This can be the year that you start building for a secure financial future. Savings are the foundation, of course, but a close second is building and protecting credit.
Just as the TV ad says: Do you want to live with your parents for the rest of your life? Or do you want to rent an apartment or buy a home? Do you have enough money in the bank to buy a new car? Most of us need good credit, but keep in mind that credit can be a double-edged blade.
If you don’t do your homework before seeking credit or if you are careless when you get it, you can inflict some real pain on your pocketbook for a long time to come. Low credit scores will cost you money in higher interest rates when you go to finance a large, important purchase such as a house. A sufficiently low credit score can prevent you from getting financing period.
If you have credit now, keep an eye on your credit reports and work toward building a higher credit score. Your credit score is calculated from a formula based on information in your credit report. You have three different credit scores, one for each of your credit reports. Reports from each of these agencies go into figuring your total score.
The three major credit agencies, Experian, Equifax, and TransUnion, have an eye on you. Their reports keep a running tab of your payment history and whether you habitually make late payments.

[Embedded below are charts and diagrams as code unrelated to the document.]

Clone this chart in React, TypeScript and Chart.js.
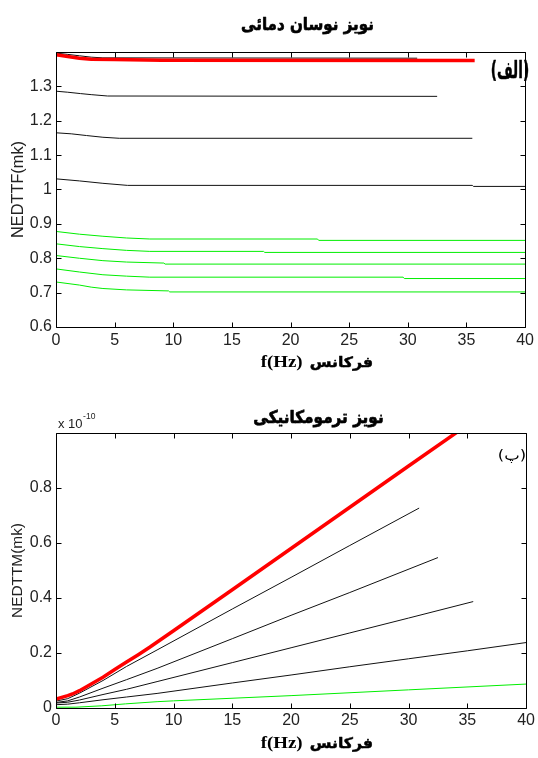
import React, { useEffect, useRef } from 'react';
import { Chart, registerables } from 'chart.js';
Chart.register(...registerables);

// ---------- Top chart: نویز نوسان دمائی (NEDTTF) ----------
const topRedF = [0, 1, 2, 3, 5, 9, 35.7];
const topRedV = [1.392, 1.387, 1.382, 1.379, 1.378, 1.376, 1.375];
const topBlackAF = [0, 1, 2, 3, 4, 30.8];
const topBlackAV = [1.397, 1.393, 1.389, 1.385, 1.383, 1.382];
const topBlackBF = [0, 1, 2.1, 3, 4.4, 32.5];
const topBlackBV = [1.286, 1.283, 1.279, 1.276, 1.272, 1.271];
const topBlackCF = [0, 1.3, 2.6, 4, 5.4, 35.5];
const topBlackCV = [1.165, 1.162, 1.157, 1.152, 1.149, 1.149];
const topBlackDF = [0, 2, 4, 6.1, 35.5, 35.6, 40];
const topBlackDV = [1.031, 1.025, 1.018, 1.012, 1.012, 1.009, 1.009];
const topGreen1F = [0, 2, 4, 6, 8, 22.3, 22.4, 40];
const topGreen1V = [0.878, 0.870, 0.864, 0.859, 0.856, 0.856, 0.852, 0.852];
const topGreen2F = [0, 2, 4, 6, 8, 17.7, 17.8, 40];
const topGreen2V = [0.842, 0.834, 0.828, 0.823, 0.820, 0.820, 0.817, 0.817];
const topGreen3F = [0, 2, 4, 6, 9.2, 9.3, 40];
const topGreen3V = [0.808, 0.800, 0.793, 0.789, 0.786, 0.783, 0.783];
const topGreen4F = [0, 2, 4, 6, 8, 29.6, 29.7, 40];
const topGreen4V = [0.769, 0.760, 0.752, 0.748, 0.745, 0.745, 0.741, 0.741];
const topGreen5F = [0, 2, 3, 4, 6, 9.6, 9.7, 40];
const topGreen5V = [0.731, 0.722, 0.716, 0.712, 0.708, 0.705, 0.702, 0.702];

// ---------- Bottom chart: نویز ترمومکانیکی (NEDTTM, x 1e-10) ----------
const botRedF = [0, 1, 1.4, 2, 3, 4, 5, 6, 7, 8, 10, 15, 20, 25, 30, 35.7];
const botRedV = [0.032, 0.045, 0.051, 0.063, 0.087, 0.112, 0.14, 0.167, 0.194, 0.222, 0.281, 0.43, 0.58, 0.73, 0.88, 1.05];
const botBlack1F = [0, 1, 2, 4, 6, 8.6, 15, 20, 25, 30.9];
const botBlack1V = [0.025, 0.034, 0.054, 0.1, 0.151, 0.211, 0.36, 0.475, 0.591, 0.727];
const botBlack2F = [0, 1, 2, 4, 6, 8.6, 15, 20, 25, 32.5];
const botBlack2V = [0.02, 0.026, 0.04, 0.072, 0.103, 0.144, 0.252, 0.337, 0.42, 0.547];
const botBlack3F = [0, 1, 2, 4, 6, 8.6, 15, 20, 25, 30, 35.5];
const botBlack3V = [0.018, 0.021, 0.029, 0.049, 0.068, 0.096, 0.165, 0.219, 0.273, 0.327, 0.387];
const botBlack4F = [0, 1, 2, 4, 6, 8.6, 15, 20, 25, 30, 35, 40];
const botBlack4V = [0.012, 0.014, 0.019, 0.03, 0.04, 0.053, 0.091, 0.12, 0.15, 0.179, 0.208, 0.238];
const botGreenF = [0, 1.7, 3.9, 5.9, 8.6, 10, 20, 30, 40];
const botGreenV = [0.003, 0.003, 0.008, 0.015, 0.023, 0.026, 0.045, 0.066, 0.087];

const RED = '#ff0000';
const BLACK = '#111111';
const GREEN = '#00ee00';
const TICK_FONT = "'Liberation Sans Narrow', 'Liberation Sans', Arial, sans-serif";
const SANS = "'Liberation Sans', Arial, sans-serif";
const ARABIC = "'DejaVu Sans', sans-serif";
const SERIF = "'Liberation Serif', 'Times New Roman', serif";

function series(f: number[], v: number[], color: string, width: number) {
  return {
    data: f.map((x, i) => ({ x, y: v[i] })),
    borderColor: color,
    backgroundColor: color,
    borderWidth: width,
    pointRadius: 0,
    tension: 0,
    fill: false,
    clip: 0,
  };
}

function fitText(ctx: CanvasRenderingContext2D, text: string, cx: number, cy: number, targetW: number, weight: string, family: string, rtl: boolean) {
  ctx.direction = rtl ? 'rtl' : 'ltr';
  ctx.font = `${weight} 20px ${family}`;
  const w = ctx.measureText(text).width || 1;
  const size = (20 * targetW) / w;
  ctx.font = `${weight} ${size.toFixed(2)}px ${family}`;
  ctx.textAlign = 'center';
  ctx.textBaseline = 'middle';
  ctx.fillText(text, cx, cy);
}

// draw text so that its ink box fills [x0,x1] x [y0,y1]; optional stroke to thicken
function fitBox(ctx: CanvasRenderingContext2D, text: string, x0: number, x1: number, y0: number, y1: number, weight: string, family: string, rtl: boolean, stroke = 0) {
  ctx.save();
  ctx.direction = rtl ? 'rtl' : 'ltr';
  ctx.textAlign = 'left';
  ctx.textBaseline = 'alphabetic';
  ctx.font = `${weight} 40px ${family}`;
  const m = ctx.measureText(text);
  const w = (m.actualBoundingBoxLeft + m.actualBoundingBoxRight) || 1;
  const h = (m.actualBoundingBoxAscent + m.actualBoundingBoxDescent) || 1;
  const sx = (x1 - x0) / w;
  const sy = (y1 - y0) / h;
  ctx.translate(x0, y0);
  ctx.scale(sx, sy);
  ctx.fillStyle = '#000';
  ctx.fillText(text, m.actualBoundingBoxLeft, m.actualBoundingBoxAscent);
  if (stroke > 0) {
    ctx.strokeStyle = '#000';
    ctx.lineWidth = stroke / Math.min(sx, sy);
    ctx.lineJoin = 'round';
    ctx.strokeText(text, m.actualBoundingBoxLeft, m.actualBoundingBoxAscent);
  }
  ctx.restore();
}

function decor(drawTexts: (ctx: CanvasRenderingContext2D, chart: any) => void) {
  return {
    id: 'decor',
    afterDatasetsDraw(chart: any) {
      const { ctx, chartArea: a, scales } = chart;
      const x = scales.x;
      const y = scales.y;
      ctx.save();
      ctx.strokeStyle = '#000';
      ctx.lineWidth = 1;
      const L = Math.round(a.left) + 0.5;
      const R = Math.round(a.right) + 0.5;
      const T = Math.round(a.top) + 0.5;
      const B = Math.round(a.bottom) + 0.5;
      ctx.beginPath();
      ctx.rect(L, T, R - L, B - T);
      x.ticks.forEach((t: any) => {
        const px = Math.round(x.getPixelForValue(t.value)) + 0.5;
        ctx.moveTo(px, B); ctx.lineTo(px, B - 5);
        ctx.moveTo(px, T); ctx.lineTo(px, T + 5);
      });
      y.ticks.forEach((t: any) => {
        const py = Math.round(y.getPixelForValue(t.value)) + 0.5;
        ctx.moveTo(L, py); ctx.lineTo(L + 5, py);
        ctx.moveTo(R, py); ctx.lineTo(R - 5, py);
      });
      ctx.stroke();
      ctx.fillStyle = '#000';
      drawTexts(ctx, chart);
      ctx.restore();
    },
  };
}

function fmt(v: number) {
  return String(Math.round(v * 10) / 10);
}

function baseOptions(yMin: number, yMax: number, yStep: number, hideAbove: number, xHeight: number, xPad: number, padTop: number) {
  return {
    animation: false,
    responsive: false,
    devicePixelRatio: 1,
    layout: { padding: { left: 0, right: 9, top: padTop, bottom: 0 } },
    plugins: { legend: { display: false }, tooltip: { enabled: false }, title: { display: false } },
    scales: {
      x: {
        type: 'linear',
        min: 0,
        max: 40,
        ticks: { stepSize: 5, color: '#222', font: { family: TICK_FONT, size: 16 }, padding: xPad, maxRotation: 0, autoSkip: false, callback: (v: number) => fmt(v) },
        grid: { display: false, drawTicks: false },
        border: { display: false },
        afterFit: (s: any) => { s.height = xHeight; },
      },
      y: {
        type: 'linear',
        min: yMin,
        max: yMax,
        ticks: { stepSize: yStep, color: '#222', font: { family: TICK_FONT, size: 16 }, padding: 4, autoSkip: false, callback: (v: number) => (v > hideAbove ? '' : fmt(v)) },
        grid: { display: false, drawTicks: false },
        border: { display: false },
        afterFit: (s: any) => { s.width = 56; },
      },
    },
  };
}

function buildTop(): any {
  return {
    type: 'line',
    data: {
      datasets: [
        series(topRedF, topRedV, RED, 3.5),
        series(topBlackAF, topBlackAV, BLACK, 1),
        series(topBlackBF, topBlackBV, BLACK, 1),
        series(topBlackCF, topBlackCV, BLACK, 1),
        series(topBlackDF, topBlackDV, BLACK, 1),
        series(topGreen1F, topGreen1V, GREEN, 1),
        series(topGreen2F, topGreen2V, GREEN, 1),
        series(topGreen3F, topGreen3V, GREEN, 1),
        series(topGreen4F, topGreen4V, GREEN, 1),
        series(topGreen5F, topGreen5V, GREEN, 1),
      ],
    },
    options: baseOptions(0.6, 1.4, 0.1, 1.35, 52, 4, 52),
    plugins: [
      decor((ctx, chart) => {
        const a = chart.chartArea;
        fitBox(ctx, 'نویز نوسان دمائی', 241.7, 372.7, 17, 34, 'bold', ARABIC, true, 0.6);
        fitBox(ctx, 'f(Hz)', 260.7, 302, 356, 371, 'bold', SERIF, false);
        fitBox(ctx, 'فرکانس', 310.5, 372.2, 356, 370.5, 'bold', ARABIC, true, 0.5);
        fitBox(ctx, '(الف)', 491.7, 528, 60, 81.7, 'bold', ARABIC, true, 0.3);
        ctx.save();
        ctx.translate(18, (a.top + a.bottom) / 2);
        ctx.rotate(-Math.PI / 2);
        ctx.fillStyle = '#222';
        fitText(ctx, 'NEDTTF(mk)', 0, 0, 97, 'normal', SANS, false);
        ctx.restore();
      }),
    ],
  };
}

function buildBottom(): any {
  return {
    type: 'line',
    data: {
      datasets: [
        series(botRedF, botRedV, RED, 3.5),
        series(botBlack1F, botBlack1V, BLACK, 1),
        series(botBlack2F, botBlack2V, BLACK, 1),
        series(botBlack3F, botBlack3V, BLACK, 1),
        series(botBlack4F, botBlack4V, BLACK, 1),
        series(botGreenF, botGreenV, GREEN, 1),
      ],
    },
    options: baseOptions(0, 1, 0.2, 0.9, 50, 3, 54),
    plugins: [
      decor((ctx, chart) => {
        const a = chart.chartArea;
        fitBox(ctx, 'نویز ترمومکانیکی', 254, 382.5, 30, 48, 'bold', ARABIC, true, 0.6);
        fitBox(ctx, 'f(Hz)', 260.7, 302, 357.5, 373, 'bold', SERIF, false);
        fitBox(ctx, 'فرکانس', 310.5, 372.2, 357.5, 372.5, 'bold', ARABIC, true, 0.5);
        fitBox(ctx, '(پ)', 499, 525, 70, 84, 'normal', ARABIC, true);
        ctx.direction = 'ltr';
        ctx.textAlign = 'left';
        ctx.textBaseline = 'alphabetic';
        ctx.fillStyle = '#222';
        ctx.font = `13px ${TICK_FONT}`;
        ctx.fillText('x 10', 58, 49);
        const w = ctx.measureText('x 10').width;
        ctx.font = `8.5px ${TICK_FONT}`;
        ctx.fillText('-10', 58 + w + 0.5, 39.5);
        ctx.save();
        ctx.translate(18, (a.top + a.bottom) / 2);
        ctx.rotate(-Math.PI / 2);
        ctx.fillStyle = '#222';
        fitText(ctx, 'NEDTTM(mk)', 0, 0, 95, 'normal', SANS, false);
        ctx.restore();
      }),
    ],
  };
}

export default function App() {
  const ref1 = useRef<HTMLCanvasElement>(null);
  const ref2 = useRef<HTMLCanvasElement>(null);
  useEffect(() => {
    const c1 = new Chart(ref1.current as HTMLCanvasElement, buildTop());
    const c2 = new Chart(ref2.current as HTMLCanvasElement, buildBottom());
    return () => {
      c1.destroy();
      c2.destroy();
    };
  }, []);
  return (
    <div style={{ position: 'fixed', left: 0, top: 0, width: 538, height: 758, background: '#fff' }}>
      <canvas ref={ref1} width={538} height={379} style={{ position: 'absolute', left: 0, top: 0, width: 538, height: 379 }} />
      <canvas ref={ref2} width={538} height={379} style={{ position: 'absolute', left: 0, top: 379, width: 538, height: 379 }} />
    </div>
  );
}
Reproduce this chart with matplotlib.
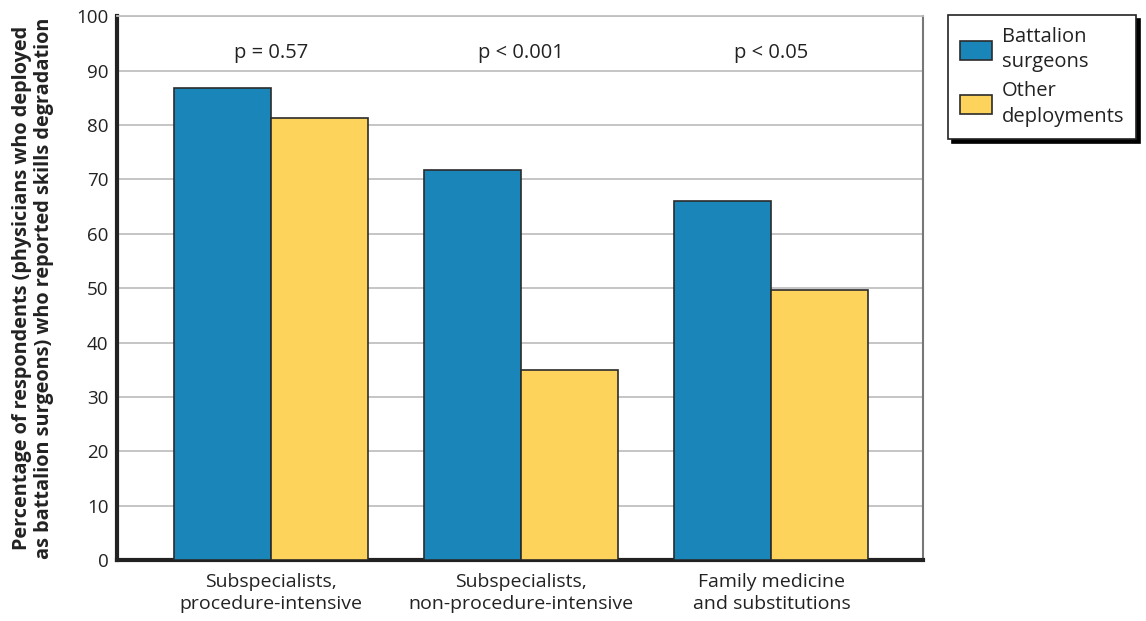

You want to check at regular intervals because creditors make mistakes, and their mistakes can hurt your credit. You can protect yourself from identity theft as well by reviewing your credit reports. If you see an error, don’t waste any time in contacting the credit agency for a correction.
Each of the three agencies are required by law to provide you with a free copy of your report once a year. Credit Karma also will provide a free report at any time once you register with this online service.
If you are getting your first credit card, put in significant research to find the one that is the best for you. Credit card fees and interest rates are not created equally, and you could wind up paying a lot unnecessarily if you fail to find the card that will give you the best rate and lowest fees.
Before you swipe that brand new credit card for the first time, make sure you know how using it can affect your credit score. Credit agencies like to see you use only about one-third of the credit available to you. Max out that card fast, and you’ll be giving yourself trouble.
It’s a good idea to avoid carrying a balance on your new credit card. Try to charge no more than you can pay off totally each month. You’ll save on paying interest charges, and you’ll avoid the pitfall of worrying about how to make huge monthly payments if you lose a job unexpectedly.